-- Exercise --
Your task is to retype the lines from the opening of the material through the line that includes "ax = fig.add_axes([309". Do not copy the pictures.
— begin Information shown —
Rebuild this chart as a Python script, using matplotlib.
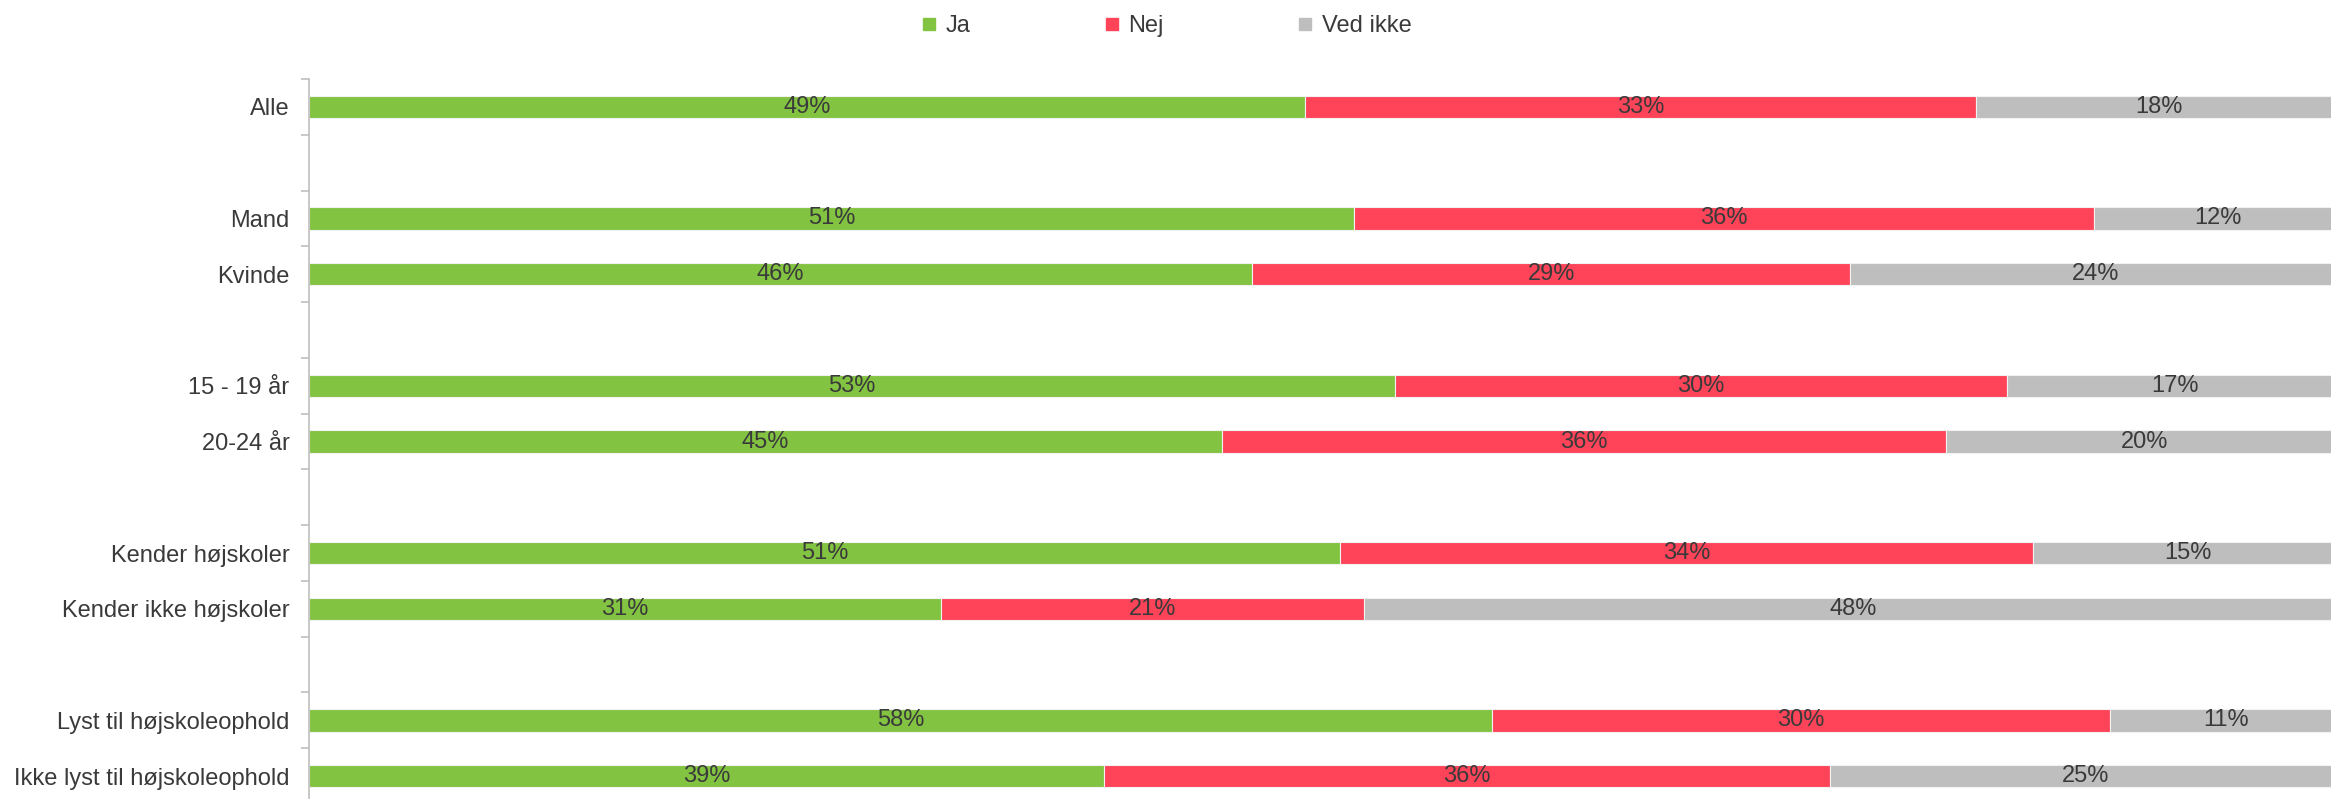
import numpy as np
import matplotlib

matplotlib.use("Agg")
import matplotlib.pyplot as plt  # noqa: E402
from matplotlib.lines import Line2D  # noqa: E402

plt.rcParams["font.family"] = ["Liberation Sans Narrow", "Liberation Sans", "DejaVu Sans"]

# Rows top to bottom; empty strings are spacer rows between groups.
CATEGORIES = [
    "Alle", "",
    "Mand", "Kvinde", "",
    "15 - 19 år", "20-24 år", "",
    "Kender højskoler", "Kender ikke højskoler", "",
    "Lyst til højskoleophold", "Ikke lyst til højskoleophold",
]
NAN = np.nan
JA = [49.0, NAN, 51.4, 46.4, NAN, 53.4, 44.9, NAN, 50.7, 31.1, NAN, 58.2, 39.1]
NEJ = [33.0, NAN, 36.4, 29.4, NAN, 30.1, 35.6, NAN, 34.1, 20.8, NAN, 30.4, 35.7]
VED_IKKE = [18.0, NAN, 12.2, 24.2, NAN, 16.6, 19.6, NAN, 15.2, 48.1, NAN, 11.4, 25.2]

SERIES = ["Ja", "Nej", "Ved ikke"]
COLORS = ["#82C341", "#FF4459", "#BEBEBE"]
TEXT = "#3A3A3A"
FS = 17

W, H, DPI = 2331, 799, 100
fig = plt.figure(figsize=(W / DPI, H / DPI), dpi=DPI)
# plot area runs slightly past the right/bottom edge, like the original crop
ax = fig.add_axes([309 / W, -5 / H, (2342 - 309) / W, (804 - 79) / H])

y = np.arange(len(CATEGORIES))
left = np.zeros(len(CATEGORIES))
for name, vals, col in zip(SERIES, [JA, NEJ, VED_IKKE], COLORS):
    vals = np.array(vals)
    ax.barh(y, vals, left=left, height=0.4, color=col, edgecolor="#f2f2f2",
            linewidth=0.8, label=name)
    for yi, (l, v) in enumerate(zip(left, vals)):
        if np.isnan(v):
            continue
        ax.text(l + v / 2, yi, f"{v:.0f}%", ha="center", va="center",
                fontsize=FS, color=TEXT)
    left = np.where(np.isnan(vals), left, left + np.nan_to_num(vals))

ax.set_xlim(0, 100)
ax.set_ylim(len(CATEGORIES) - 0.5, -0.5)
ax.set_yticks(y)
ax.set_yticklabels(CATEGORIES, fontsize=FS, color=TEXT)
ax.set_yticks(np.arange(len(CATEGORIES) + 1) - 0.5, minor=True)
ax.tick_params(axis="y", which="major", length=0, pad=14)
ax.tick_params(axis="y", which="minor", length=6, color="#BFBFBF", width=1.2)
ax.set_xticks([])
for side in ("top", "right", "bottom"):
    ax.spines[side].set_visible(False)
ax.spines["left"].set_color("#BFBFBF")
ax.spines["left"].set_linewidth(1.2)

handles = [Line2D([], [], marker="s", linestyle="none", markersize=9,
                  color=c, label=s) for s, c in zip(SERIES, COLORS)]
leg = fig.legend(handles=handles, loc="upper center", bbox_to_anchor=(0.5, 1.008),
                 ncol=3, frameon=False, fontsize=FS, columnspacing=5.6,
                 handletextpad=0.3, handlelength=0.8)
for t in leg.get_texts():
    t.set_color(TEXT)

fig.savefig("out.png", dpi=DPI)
— end Information shown —
-- Task solution --
Rebuild this chart as a Python script, using matplotlib.
import numpy as np
import matplotlib

matplotlib.use("Agg")
import matplotlib.pyplot as plt  # noqa: E402
from matplotlib.lines import Line2D  # noqa: E402

plt.rcParams["font.family"] = ["Liberation Sans Narrow", "Liberation Sans", "DejaVu Sans"]

# Rows top to bottom; empty strings are spacer rows between groups.
CATEGORIES = [
    "Alle", "",
    "Mand", "Kvinde", "",
    "15 - 19 år", "20-24 år", "",
    "Kender højskoler", "Kender ikke højskoler", "",
    "Lyst til højskoleophold", "Ikke lyst til højskoleophold",
]
NAN = np.nan
JA = [49.0, NAN, 51.4, 46.4, NAN, 53.4, 44.9, NAN, 50.7, 31.1, NAN, 58.2, 39.1]
NEJ = [33.0, NAN, 36.4, 29.4, NAN, 30.1, 35.6, NAN, 34.1, 20.8, NAN, 30.4, 35.7]
VED_IKKE = [18.0, NAN, 12.2, 24.2, NAN, 16.6, 19.6, NAN, 15.2, 48.1, NAN, 11.4, 25.2]

SERIES = ["Ja", "Nej", "Ved ikke"]
COLORS = ["#82C341", "#FF4459", "#BEBEBE"]
TEXT = "#3A3A3A"
FS = 17

W, H, DPI = 2331, 799, 100
fig = plt.figure(figsize=(W / DPI, H / DPI), dpi=DPI)
# plot area runs slightly past the right/bottom edge, like the original crop
ax = fig.add_axes([309 / W, -5 / H, (2342 - 309) / W, (804 - 79) / H])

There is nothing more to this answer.